Transcribe the material word for word, but without the images.

RECORDED INFORMATION:
[start]

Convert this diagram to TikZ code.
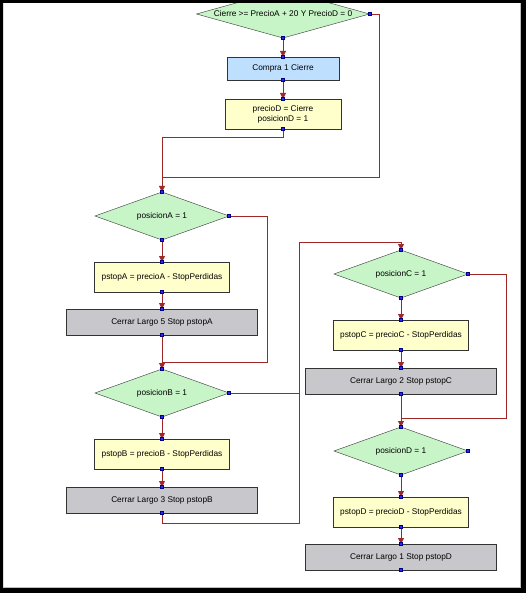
\documentclass[tikz,border=0pt]{standalone}
\usepackage{fontspec}
\setmainfont{Liberation Sans}
\usetikzlibrary{positioning,calc,shapes.geometric,arrows.meta}
\definecolor{condgreen}{RGB}{200,245,200}
\definecolor{setyellow}{RGB}{255,255,204}
\definecolor{buyblue}{RGB}{191,223,255}
\definecolor{ordergray}{RGB}{200,200,204}
\definecolor{wirered}{RGB}{158,40,40}
\definecolor{portblue}{RGB}{40,40,255}

\begin{document}
\begin{tikzpicture}[x=1pt,y=-1pt,
	every node/.style={font=\fontsize{8.3}{10}\selectfont,inner sep=0pt,outer sep=0pt,align=center},
	cond/.style={diamond,draw=black!80,fill=condgreen,minimum width=134pt,minimum height=48pt,aspect=3},
	setbox/.style={rectangle,draw=black!80,fill=setyellow,minimum width=135pt,minimum height=30pt},
	buybox/.style={rectangle,draw=black!80,fill=buyblue,minimum width=112pt,minimum height=23pt},
	orderbox/.style={rectangle,draw=black!80,fill=ordergray,minimum width=191pt,minimum height=26pt},
	wire/.style={draw=wirered,line width=0.8pt},
	flow/.style={wire,-{Triangle[width=6pt,length=6pt]}},
	port/.style={rectangle,draw=blue!50!black,fill=portblue,minimum size=2.8pt,line width=0.3pt}]
	\useasboundingbox (0,0) rectangle (526,593);
	%
	\node[cond,minimum width=173pt,inner xsep=-40pt] (cond) at (283,14) {Cierre >= PrecioA + 20 Y PrecioD = 0};
	\node[buybox,below=19pt of cond] (compra) {Compra 1 Cierre};
	\node[setbox,minimum width=116pt,below=19pt of compra] (precioD) {precioD = Cierre\\posicionD = 1};
	%
	\node[cond] (posA) at (162,216) {posicionA = 1};
	\node[setbox,below=22pt of posA] (pstopA) {pstopA = precioA - StopPerdidas};
	\node[orderbox,below=17pt of pstopA] (cerrar5) {Cerrar Largo 5 Stop pstopA};
	\node[cond] (posB) at (162,393) {posicionB = 1};
	\node[setbox,below=22pt of posB] (pstopB) {pstopB = precioB - StopPerdidas};
	\node[orderbox,below=18pt of pstopB] (cerrar3) {Cerrar Largo 3 Stop pstopB};
	%
	\node[cond] (posC) at (401,274) {posicionC = 1};
	\node[setbox,below=22pt of posC] (pstopC) {pstopC = precioC - StopPerdidas};
	\node[orderbox,below=18pt of pstopC] (cerrar2) {Cerrar Largo 2 Stop pstopC};
	\node[cond] (posD) at (401,451) {posicionD = 1};
	\node[setbox,below=22pt of posD] (pstopD) {pstopD = precioD - StopPerdidas};
	\node[orderbox,below=17pt of pstopD] (cerrar1) {Cerrar Largo 1 Stop pstopD};
	%
	\coordinate (joinA) at (162,177);
	\coordinate (joinB) at (162,362);
	\coordinate (bendC) at (299,242);
	\coordinate (joinD) at (401,418);
	%
	\draw[flow] (cond.south) -- (compra.north);
	\draw[flow] (compra.south) -- (precioD.north);
	\draw[flow] (precioD.south) -- ++(0,8) -| (posA.north);
	\draw[wire] (cond.east) -- ++(10,0) |- (joinA);
	\draw[flow] (posA.south) -- (pstopA.north);
	\draw[flow] (pstopA.south) -- (cerrar5.north);
	\draw[flow] (cerrar5.south) -- (posB.north);
	\draw[wire] (posA.east) -- ++(38,0) |- (joinB);
	\draw[flow] (posB.south) -- (pstopB.north);
	\draw[flow] (pstopB.south) -- (cerrar3.north);
	\draw[flow] (cerrar3.south) -- ++(0,10) -| (bendC) -| (posC.north);
	\draw[wire] (posB.east) -- (posB.east -| bendC);
	\draw[flow] (posC.south) -- (pstopC.north);
	\draw[flow] (pstopC.south) -- (cerrar2.north);
	\draw[flow] (cerrar2.south) -- (posD.north);
	\draw[wire] (posC.east) -- ++(38,0) |- (joinD);
	\draw[flow] (posD.south) -- (pstopD.north);
	\draw[flow] (pstopD.south) -- (cerrar1.north);
	%
	\foreach \n in {cond,posA,posB,posC,posD}
		\node[port] at (\n.east) {};
	\foreach \n in {compra,precioD,posA,pstopA,cerrar5,posB,pstopB,cerrar3,posC,pstopC,cerrar2,posD,pstopD,cerrar1}
		{\node[port] at (\n.north) {}; \node[port] at (\n.south) {};}
	\node[port] at (cond.south) {};
	%
	\fill[black,even odd rule] (0,0) rectangle (526,593) (3,3) rectangle (521,588);
	\draw[black!25,line width=0.8pt] (520.5,3) -- (520.5,587.5) -- (3,587.5);
\end{tikzpicture}
\end{document}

[end]

SOLUTION FOR THIS TASK:
Convert this diagram to TikZ code.
\documentclass[tikz,border=0pt]{standalone}
\usepackage{fontspec}
\setmainfont{Liberation Sans}
\usetikzlibrary{positioning,calc,shapes.geometric,arrows.meta}
\definecolor{condgreen}{RGB}{200,245,200}
\definecolor{setyellow}{RGB}{255,255,204}
\definecolor{buyblue}{RGB}{191,223,255}
\definecolor{ordergray}{RGB}{200,200,204}
\definecolor{wirered}{RGB}{158,40,40}
\definecolor{portblue}{RGB}{40,40,255}

\begin{document}
\begin{tikzpicture}[x=1pt,y=-1pt,
	every node/.style={font=\fontsize{8.3}{10}\selectfont,inner sep=0pt,outer sep=0pt,align=center},
	cond/.style={diamond,draw=black!80,fill=condgreen,minimum width=134pt,minimum height=48pt,aspect=3},
	setbox/.style={rectangle,draw=black!80,fill=setyellow,minimum width=135pt,minimum height=30pt},
	buybox/.style={rectangle,draw=black!80,fill=buyblue,minimum width=112pt,minimum height=23pt},
	orderbox/.style={rectangle,draw=black!80,fill=ordergray,minimum width=191pt,minimum height=26pt},
	wire/.style={draw=wirered,line width=0.8pt},
	flow/.style={wire,-{Triangle[width=6pt,length=6pt]}},
	port/.style={rectangle,draw=blue!50!black,fill=portblue,minimum size=2.8pt,line width=0.3pt}]
	\useasboundingbox (0,0) rectangle (526,593);
	%
	\node[cond,minimum width=173pt,inner xsep=-40pt] (cond) at (283,14) {Cierre >= PrecioA + 20 Y PrecioD = 0};
	\node[buybox,below=19pt of cond] (compra) {Compra 1 Cierre};
	\node[setbox,minimum width=116pt,below=19pt of compra] (precioD) {precioD = Cierre\\posicionD = 1};
	%
	\node[cond] (posA) at (162,216) {posicionA = 1};
	\node[setbox,below=22pt of posA] (pstopA) {pstopA = precioA - StopPerdidas};
	\node[orderbox,below=17pt of pstopA] (cerrar5) {Cerrar Largo 5 Stop pstopA};
	\node[cond] (posB) at (162,393) {posicionB = 1};
	\node[setbox,below=22pt of posB] (pstopB) {pstopB = precioB - StopPerdidas};
	\node[orderbox,below=18pt of pstopB] (cerrar3) {Cerrar Largo 3 Stop pstopB};
	%
	\node[cond] (posC) at (401,274) {posicionC = 1};
	\node[setbox,below=22pt of posC] (pstopC) {pstopC = precioC - StopPerdidas};
	\node[orderbox,below=18pt of pstopC] (cerrar2) {Cerrar Largo 2 Stop pstopC};
	\node[cond] (posD) at (401,451) {posicionD = 1};
	\node[setbox,below=22pt of posD] (pstopD) {pstopD = precioD - StopPerdidas};
	\node[orderbox,below=17pt of pstopD] (cerrar1) {Cerrar Largo 1 Stop pstopD};
	%
	\coordinate (joinA) at (162,177);
	\coordinate (joinB) at (162,362);
	\coordinate (bendC) at (299,242);
	\coordinate (joinD) at (401,418);
	%
	\draw[flow] (cond.south) -- (compra.north);
	\draw[flow] (compra.south) -- (precioD.north);
	\draw[flow] (precioD.south) -- ++(0,8) -| (posA.north);
	\draw[wire] (cond.east) -- ++(10,0) |- (joinA);
	\draw[flow] (posA.south) -- (pstopA.north);
	\draw[flow] (pstopA.south) -- (cerrar5.north);
	\draw[flow] (cerrar5.south) -- (posB.north);
	\draw[wire] (posA.east) -- ++(38,0) |- (joinB);
	\draw[flow] (posB.south) -- (pstopB.north);
	\draw[flow] (pstopB.south) -- (cerrar3.north);
	\draw[flow] (cerrar3.south) -- ++(0,10) -| (bendC) -| (posC.north);
	\draw[wire] (posB.east) -- (posB.east -| bendC);
	\draw[flow] (posC.south) -- (pstopC.north);
	\draw[flow] (pstopC.south) -- (cerrar2.north);
	\draw[flow] (cerrar2.south) -- (posD.north);
	\draw[wire] (posC.east) -- ++(38,0) |- (joinD);
	\draw[flow] (posD.south) -- (pstopD.north);
	\draw[flow] (pstopD.south) -- (cerrar1.north);
	%
	\foreach \n in {cond,posA,posB,posC,posD}
		\node[port] at (\n.east) {};
	\foreach \n in {compra,precioD,posA,pstopA,cerrar5,posB,pstopB,cerrar3,posC,pstopC,cerrar2,posD,pstopD,cerrar1}
		{\node[port] at (\n.north) {}; \node[port] at (\n.south) {};}
	\node[port] at (cond.south) {};
	%
	\fill[black,even odd rule] (0,0) rectangle (526,593) (3,3) rectangle (521,588);
	\draw[black!25,line width=0.8pt] (520.5,3) -- (520.5,587.5) -- (3,587.5);
\end{tikzpicture}
\end{document}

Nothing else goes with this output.